The DOE’s Decision Might Cause Issues
Today, those looking to license any DOE-funded innovations will need to find a U.S. manufacturer or request a waiver.
This decision has been putting a damper on the development of DOE-funded technology according to tech transfer experts. This is due to the fact that the DOE’s move ignores that there often aren’t any suitable U.S. manufacturers. That is especially true for emerging technologies.
According to the CEO of AUTM, Stephen Susalka:
“The average number of licensees for a technology is somewhere between zero and one. It’s not like there are 17 and you pick the one in Bangladesh.”
In January 2022, AUTM found that half of the 46 members polled said they would definitely reduce investment in trying to patent DOE-funded innovations.
Of course, this White House Manufacturing Order does a lot of good things for tech companies. It removes the biggest fear for tech transfer experts. It also aims to standardize and improve the process for applying for a waiver when a domestic partner cannot be found.
The Waiver Black Hole
This past Spring, AUTM issued a survey that found out of 33 tech transfer offices that applied for waivers, 8 waited at least one year to hear anything back from the funding agency. Meanwhile, 22 did not get a reply at all.
Essentially, the waiver applications are going into a black hole, something Kate Hudson has claimed many times. She is the Associate Vice President of the Association of American Universities. She claims that:
“You don’t even know if they’ve received it, you don’t know how it was evaluated.”

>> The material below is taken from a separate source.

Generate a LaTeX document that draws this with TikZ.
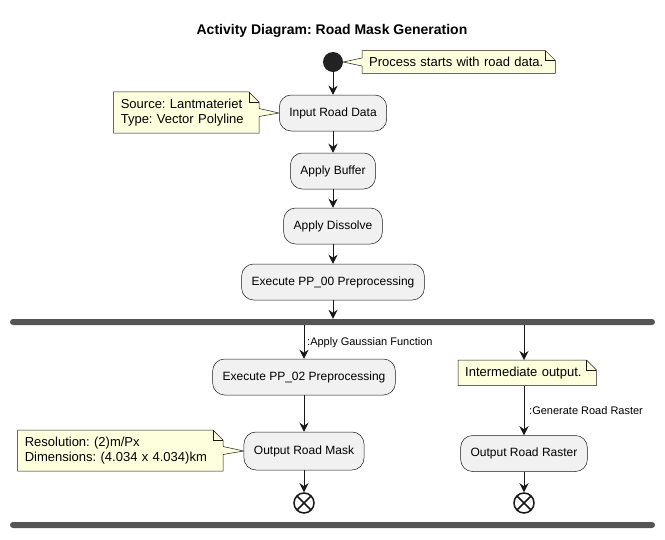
\documentclass[tikz,border=0pt]{standalone}
\usepackage{fontspec}
\setmainfont{Liberation Sans}
\frenchspacing
\usetikzlibrary{arrows.meta}
\definecolor{linec}{HTML}{181818}
\definecolor{actfill}{HTML}{F1F1F1}
\definecolor{notefill}{HTML}{FEFFDD}
\definecolor{barcol}{HTML}{555555}
\definecolor{startcol}{HTML}{222222}
\pgfdeclarelayer{background}
\pgfdeclarelayer{canvas}
\pgfsetlayers{canvas,background,main}
\begin{document}
\begin{tikzpicture}[x=1pt,y=-1pt,
  act/.style={draw=linec, fill=actfill, line width=0.5pt, rounded corners=12pt,
    minimum height=36pt, inner xsep=10pt, font=\fontsize{12}{14}\selectfont},
  notetext/.style={align=left, font=\fontsize{13}{15.5}\selectfont, inner xsep=7pt, inner ysep=6.5pt},
  noteshape/.style={fill=notefill, draw=linec, line width=0.5pt, line join=miter},
  flow/.style={draw=linec, line width=1pt, -{Stealth[length=9pt,width=9pt,inset=3pt]}},
  lbl/.style={font=\fontsize{11}{13}\selectfont, inner sep=1pt, anchor=west},
  bar/.style={fill=barcol, rounded corners=3pt, minimum width=645pt, minimum height=6pt, inner sep=0pt},
  endc/.style={circle, draw=linec, fill=white, line width=1.5pt, minimum size=20pt, inner sep=0pt}
]
\useasboundingbox (0,0) rectangle (665,539);
\begin{pgfonlayer}{canvas}
\fill[white] (0,0) rectangle (665,539);
\end{pgfonlayer}

% title
\node[font=\bfseries\fontsize{14}{16}\selectfont] (title) at (332,31) {Activity Diagram: Road Mask Generation};

% start
\node[circle, fill=startcol, minimum size=20pt, inner sep=0pt] (start) at (333,62) {};
\node[notetext, text width=179pt, anchor=west] (n1) at (362,62) {Process starts with road data.};

% main column
\node[act] (input) at (333,113) {Input Road Data};
\node[notetext, text width=131pt, anchor=east] (n2) at (259,112.5) {Source: Lantmateriet\\Type: Vector Polyline};
\node[act] (buffer) at (333,171) {Apply Buffer};
\node[act] (dissolve) at (333,226) {Apply Dissolve};
\node[act] (pp00) at (333,282) {Execute PP\_00 Preprocessing};

\node[bar] (fork) at (332.5,322) {};

% left branch
\node[act] (pp02) at (304,377) {Execute PP\_02 Preprocessing};
\node[act, minimum height=38pt] (mask) at (304,451) {Output Road Mask};
\node[notetext, text width=191pt, anchor=east] (n3) at (223,450.5) {Resolution: (2)m/Px\\Dimensions: (4.034 x 4.034)km};
\node[endc] (end1) at (304,503) {};
\draw[linec, line width=1.5pt] ([shift={(-7,-7)}]end1.center) -- ([shift={(7,7)}]end1.center)
  ([shift={(-7,7)}]end1.center) -- ([shift={(7,-7)}]end1.center);

% right branch
\node[notetext, text width=124pt, anchor=north west] (n4) at (458,360) {Intermediate output.};
\node[act] (raster) at (524,453.5) {Output Road Raster};
\node[endc] (end2) at (524,503) {};
\draw[linec, line width=1.5pt] ([shift={(-7,-7)}]end2.center) -- ([shift={(7,7)}]end2.center)
  ([shift={(-7,7)}]end2.center) -- ([shift={(7,-7)}]end2.center);

\node[bar] (join) at (332.5,525) {};

% note shapes
\begin{pgfonlayer}{background}
\path[noteshape] (n1.north west) -- ([xshift=-10pt]n1.north east) -- ([yshift=-10pt]n1.north east)
  -- (n1.south east) -- (n1.south west) -- ([yshift=-4pt]n1.west) -- (start.east) -- ([yshift=4pt]n1.west) -- cycle;
\path[noteshape] (n2.north west) -- ([xshift=-10pt]n2.north east) -- ([yshift=-10pt]n2.north east)
  -- ([yshift=4pt]n2.east) -- (input.west) -- ([yshift=-4pt]n2.east)
  -- (n2.south east) -- (n2.south west) -- cycle;
\path[noteshape] (n3.north west) -- ([xshift=-10pt]n3.north east) -- ([yshift=-10pt]n3.north east)
  -- ([yshift=4pt]n3.east) -- (mask.west) -- ([yshift=-4pt]n3.east)
  -- (n3.south east) -- (n3.south west) -- cycle;
\path[noteshape] (n4.north west) -- ([xshift=-10pt]n4.north east) -- ([yshift=-10pt]n4.north east)
  -- (n4.south east) -- (n4.south west) -- cycle;
\foreach \n in {n1,n2,n3,n4}{
  \draw[linec, line width=0.5pt] ([xshift=-10pt]\n.north east) -- ([xshift=-10pt,yshift=-10pt]\n.north east) -- ([yshift=-10pt]\n.north east);
}
\end{pgfonlayer}

% connectors
\draw[flow] (start) -- (input);
\draw[flow] (input) -- (buffer);
\draw[flow] (buffer) -- (dissolve);
\draw[flow] (dissolve) -- (pp00);
\draw[flow] (pp00) -- (pp00.south |- fork.north);
\draw[flow] (fork.south -| pp02.north) -- (pp02.north);
\node[lbl] (lblg) at (306,343) {:Apply Gaussian Function};
\draw[flow] (pp02) -- (mask);
\draw[flow] (mask) -- (end1);
\draw[flow] (fork.south -| raster.north) -- (raster.north |- n4.north);
\draw[flow] (raster.north |- n4.south) -- (raster.north);
\node[lbl] (lblr) at (528,411) {:Generate Road Raster};
\draw[flow] (raster) -- (end2);
\end{tikzpicture}
\end{document}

This new executive order essentially claims that:
“The heads of agencies shall ensure the wavier process of their agency is rigorous, timely, transparent, and consistent.”
It instructs agencies & departments to consult outside stakeholders. Meanwhile, the order also says agencies judging waiver applications should include factors beyond asking whether a U.S. manufacturer can be found.
It should also ask about things like working conditions and the unionization status of overseas factories where these licensed technologies would be made.
It’s unknown how wide the Biden Administration plans to expand the domestic manufacturing requirements currently. However, most expect this to become clear in the next few months. The hope is for it to remain somewhere close to where it is now. Rather than not heavily reducing or expanding upon it.
Yet Biden’s executive order does raise the prospect that this administration could impose the domestic manufacturing requirement much more broadly. This could, in theory, create a new bureaucracy to handle the growing flood of waiver requests.
Regardless of what the government does, one should not expect stricter licensing requirements to reverse the loss of U.S. manufacturing capabilities, according to experts. Susalka made a good point when they said that: “you can’t create domestic manufacturers out of thin air.”